I have two main projects in my solution, one is a .NET 5 Core MVC web application that is used as our front-end application with Identity for authentication and authorization, and it is currently directly connected to a Database layer(different project) that is responsible for CRUD operations using Entity Framework.

The other project is a .NET 5 Web API application. And we would like to move our controllers' logic from the MVC app to the Web API app, so that only the API project will have access to the database layer.

I'm not really experienced with authorization techniques apart from some basic stuff, so I'm stuck with an issue right now. How can I move the Identity authorization to the Web API project? I understand that on the MVC app, a Cookie is used to handle the authorizations but as I've seen the recommended approach for most Web API apps, is to use a JWT to authorize requests. However, in my scenario, since I would like to authorize the user(from the browser) on each request, would a Cookie authorization be possible ? Or should I store a JWT token on the browser and pass it along on each request?

Thank you

Why do you need to move the MVC controller to the Web API Project? If the controllers are separate than that is even better!

Here in short how JWT based authentication works:

  • The JWT token has tow components - an Auth token and a Refresh token.
  • The Auth token is used to authorize the requests and the Refresh token is used to renew the Auth token when it expires.
  • The Auth token also contains some user claims like Name, Id, Email etc.
  • You make the user re-login when both the Auth and Refresh token expires.

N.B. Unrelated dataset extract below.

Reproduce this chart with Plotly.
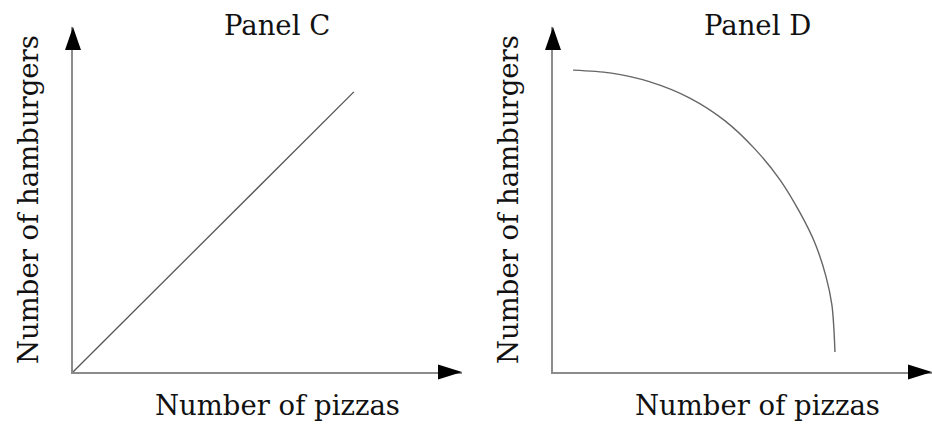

For Web API JWT authentication is best. Use your MVC controllers to render and handle the page flows and the Web API controllers to return data from the Database. For your current structure you can do the followings:

  • Have the MVC Auth controller consume an API from the Web API project and then maintain the Identity cookie as is now. The API will return a token if username and password works.
  • The Web API project will parse and validate the token. All you have to do is to check if Web API is returning a 401 or not. 401 would be when the token is invalid or expired
  • In your MVC project, switch from Asp.net Identity cookie to store the JWT token on the client side (From MVC project). And pass it along all requests to the Web API controllers.